_WORK INSTRUCTIONS_
All of the lines below are to be transcribed faithfully, with pictures excluded from the copy.

_AVAILABLE DATA_
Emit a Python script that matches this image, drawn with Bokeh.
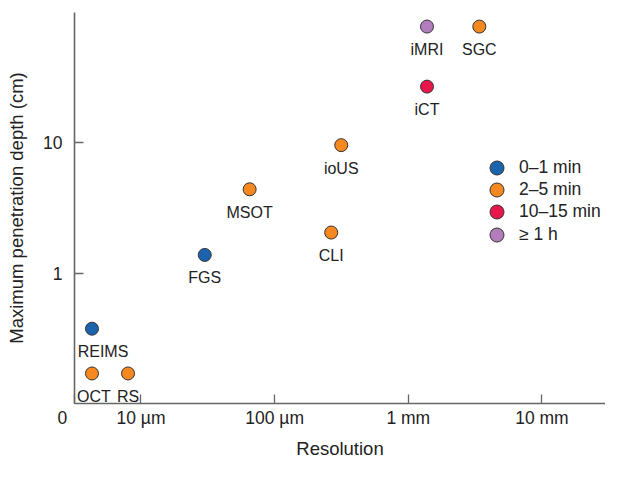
import numpy as np
from bokeh.plotting import figure
from bokeh.models import ColumnDataSource, FixedTicker, Legend, LegendItem, Range1d
from bokeh.core.properties import value
from bokeh.embed import file_html
from bokeh.resources import INLINE

# ---- data ----
names = ["REIMS", "OCT", "RS", "FGS", "MSOT", "CLI", "ioUS", "iCT", "iMRI", "SGC"]
resolution_um = [4.3, 4.3, 8.0, 30, 65, 265, 315, 1380, 1380, 3400]
depth_cm = [0.375, 0.17, 0.17, 1.38, 4.4, 2.05, 9.6, 27, 78, 78]
time_group = ["0–1 min", "2–5 min", "2–5 min", "0–1 min", "2–5 min",
              "2–5 min", "2–5 min", "10–15 min", "≥ 1 h", "2–5 min"]
groups = ["0–1 min", "2–5 min", "10–15 min", "≥ 1 h"]
group_colors = ["#1c63ae", "#f5891f", "#e8174b", "#b27cbd"]
x_ticks = [10, 100, 1000, 10000]
x_tick_labels = ["10 µm", "100 µm", "1 mm", "10 mm"]
y_ticks = [1, 10]
y_tick_labels = ["1", "10"]

# label horizontal nudges (style only, px)
label_dx = [11, 2, 0, 0, 0, 0, 0, 0, 0, 0]

FONT = "Liberation Sans"
TXT = "#222222"
AX = "#666666"

x_lo, x_hi = 10 ** 0.5026, 10 ** 4.4755
p = figure(width=605, height=461, x_axis_type="log", y_axis_type="log",
           x_range=Range1d(x_lo, x_hi), y_range=Range1d(0.1, 100),
           output_backend="svg", toolbar_location=None,
           min_border_left=74, min_border_right=0, min_border_top=12,
           min_border_bottom=55)
p.outline_line_color = None
p.grid.visible = False
p.background_fill_color = "white"

for ax in (p.xaxis[0], p.yaxis[0]):
    ax.axis_line_color = AX
    ax.axis_line_width = 1.6
    ax.major_tick_line_color = AX
    ax.major_tick_line_width = 1.3
    ax.major_tick_in = 9
    ax.major_tick_out = 0
    ax.minor_tick_line_color = None
    ax.major_label_text_font = FONT
    ax.major_label_text_font_size = "17.5px"
    ax.major_label_text_color = TXT
    ax.axis_label_text_font = FONT
    ax.axis_label_text_font_size = "18.5px"
    ax.axis_label_text_font_style = "normal"
    ax.axis_label_text_color = TXT

# "0" at the origin of the resolution axis
zero_tick = x_lo * 1.0005
p.xaxis.ticker = FixedTicker(ticks=[zero_tick] + x_ticks)
overrides = dict(zip(x_ticks, x_tick_labels))
overrides[zero_tick] = "0" + "\u00a0" * 5
p.xaxis.major_label_overrides = overrides
p.yaxis.ticker = FixedTicker(ticks=y_ticks)
p.yaxis.major_label_overrides = dict(zip(y_ticks, y_tick_labels))
p.xaxis.axis_label = "Resolution"
p.yaxis.axis_label = "Maximum penetration depth (cm)"
p.xaxis.major_label_standoff = 4
p.xaxis.axis_label_standoff = 7
p.yaxis.major_label_standoff = 12
p.yaxis.axis_label_standoff = 13

renderers = []
for g, c in zip(groups, group_colors):
    idx = [i for i, t in enumerate(time_group) if t == g]
    src = ColumnDataSource(dict(x=[resolution_um[i] for i in idx],
                                y=[depth_cm[i] for i in idx]))
    r = p.scatter("x", "y", source=src, size=13, fill_color=c,
                  line_color="#333333", line_width=1)
    renderers.append(r)

lab_src = ColumnDataSource(dict(x=resolution_um, y=depth_cm, t=names, dx=label_dx))
p.text("x", "y", text="t", source=lab_src, text_align="center",
       text_baseline="middle", x_offset="dx", y_offset=23, text_font=value(FONT),
       text_font_size="16px", text_color=TXT)

# one single-item legend per row so that the row pitch can be tighter than the glyph box
legend_rows_bottom = [218, 196, 174, 151]
for g, r, yb in zip(groups, renderers, legend_rows_bottom):
    lg = Legend(items=[LegendItem(label=g, renderers=[r])], location=(405, yb),
                glyph_width=35, glyph_height=35, spacing=0, padding=0, margin=0,
                label_standoff=5, label_text_font=FONT, label_text_font_size="17.5px",
                label_text_color=TXT, border_line_color=None,
                background_fill_alpha=0)
    p.add_layout(lg)

open("out.html", "w").write(file_html(p, INLINE))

_TASK OUTPUT_
Emit a Python script that matches this image, drawn with Bokeh.
import numpy as np
from bokeh.plotting import figure
from bokeh.models import ColumnDataSource, FixedTicker, Legend, LegendItem, Range1d
from bokeh.core.properties import value
from bokeh.embed import file_html
from bokeh.resources import INLINE

# ---- data ----
names = ["REIMS", "OCT", "RS", "FGS", "MSOT", "CLI", "ioUS", "iCT", "iMRI", "SGC"]
resolution_um = [4.3, 4.3, 8.0, 30, 65, 265, 315, 1380, 1380, 3400]
depth_cm = [0.375, 0.17, 0.17, 1.38, 4.4, 2.05, 9.6, 27, 78, 78]
time_group = ["0–1 min", "2–5 min", "2–5 min", "0–1 min", "2–5 min",
              "2–5 min", "2–5 min", "10–15 min", "≥ 1 h", "2–5 min"]
groups = ["0–1 min", "2–5 min", "10–15 min", "≥ 1 h"]
group_colors = ["#1c63ae", "#f5891f", "#e8174b", "#b27cbd"]
x_ticks = [10, 100, 1000, 10000]
x_tick_labels = ["10 µm", "100 µm", "1 mm", "10 mm"]
y_ticks = [1, 10]
y_tick_labels = ["1", "10"]

# label horizontal nudges (style only, px)
label_dx = [11, 2, 0, 0, 0, 0, 0, 0, 0, 0]

FONT = "Liberation Sans"
TXT = "#222222"
AX = "#666666"

x_lo, x_hi = 10 ** 0.5026, 10 ** 4.4755
p = figure(width=605, height=461, x_axis_type="log", y_axis_type="log",
           x_range=Range1d(x_lo, x_hi), y_range=Range1d(0.1, 100),
           output_backend="svg", toolbar_location=None,
           min_border_left=74, min_border_right=0, min_border_top=12,
           min_border_bottom=55)
p.outline_line_color = None
p.grid.visible = False
p.background_fill_color = "white"

for ax in (p.xaxis[0], p.yaxis[0]):
    ax.axis_line_color = AX
    ax.axis_line_width = 1.6
    ax.major_tick_line_color = AX
    ax.major_tick_line_width = 1.3
    ax.major_tick_in = 9
    ax.major_tick_out = 0
    ax.minor_tick_line_color = None
    ax.major_label_text_font = FONT
    ax.major_label_text_font_size = "17.5px"
    ax.major_label_text_color = TXT
    ax.axis_label_text_font = FONT
    ax.axis_label_text_font_size = "18.5px"
    ax.axis_label_text_font_style = "normal"
    ax.axis_label_text_color = TXT

# "0" at the origin of the resolution axis
zero_tick = x_lo * 1.0005
p.xaxis.ticker = FixedTicker(ticks=[zero_tick] + x_ticks)
overrides = dict(zip(x_ticks, x_tick_labels))
overrides[zero_tick] = "0" + "\u00a0" * 5
p.xaxis.major_label_overrides = overrides
p.yaxis.ticker = FixedTicker(ticks=y_ticks)
p.yaxis.major_label_overrides = dict(zip(y_ticks, y_tick_labels))
p.xaxis.axis_label = "Resolution"
p.yaxis.axis_label = "Maximum penetration depth (cm)"
p.xaxis.major_label_standoff = 4
p.xaxis.axis_label_standoff = 7
p.yaxis.major_label_standoff = 12
p.yaxis.axis_label_standoff = 13

renderers = []
for g, c in zip(groups, group_colors):
    idx = [i for i, t in enumerate(time_group) if t == g]
    src = ColumnDataSource(dict(x=[resolution_um[i] for i in idx],
                                y=[depth_cm[i] for i in idx]))
    r = p.scatter("x", "y", source=src, size=13, fill_color=c,
                  line_color="#333333", line_width=1)
    renderers.append(r)

lab_src = ColumnDataSource(dict(x=resolution_um, y=depth_cm, t=names, dx=label_dx))
p.text("x", "y", text="t", source=lab_src, text_align="center",
       text_baseline="middle", x_offset="dx", y_offset=23, text_font=value(FONT),
       text_font_size="16px", text_color=TXT)

# one single-item legend per row so that the row pitch can be tighter than the glyph box
legend_rows_bottom = [218, 196, 174, 151]
for g, r, yb in zip(groups, renderers, legend_rows_bottom):
    lg = Legend(items=[LegendItem(label=g, renderers=[r])], location=(405, yb),
                glyph_width=35, glyph_height=35, spacing=0, padding=0, margin=0,
                label_standoff=5, label_text_font=FONT, label_text_font_size="17.5px",
                label_text_color=TXT, border_line_color=None,
                background_fill_alpha=0)
    p.add_layout(lg)

open("out.html", "w").write(file_html(p, INLINE))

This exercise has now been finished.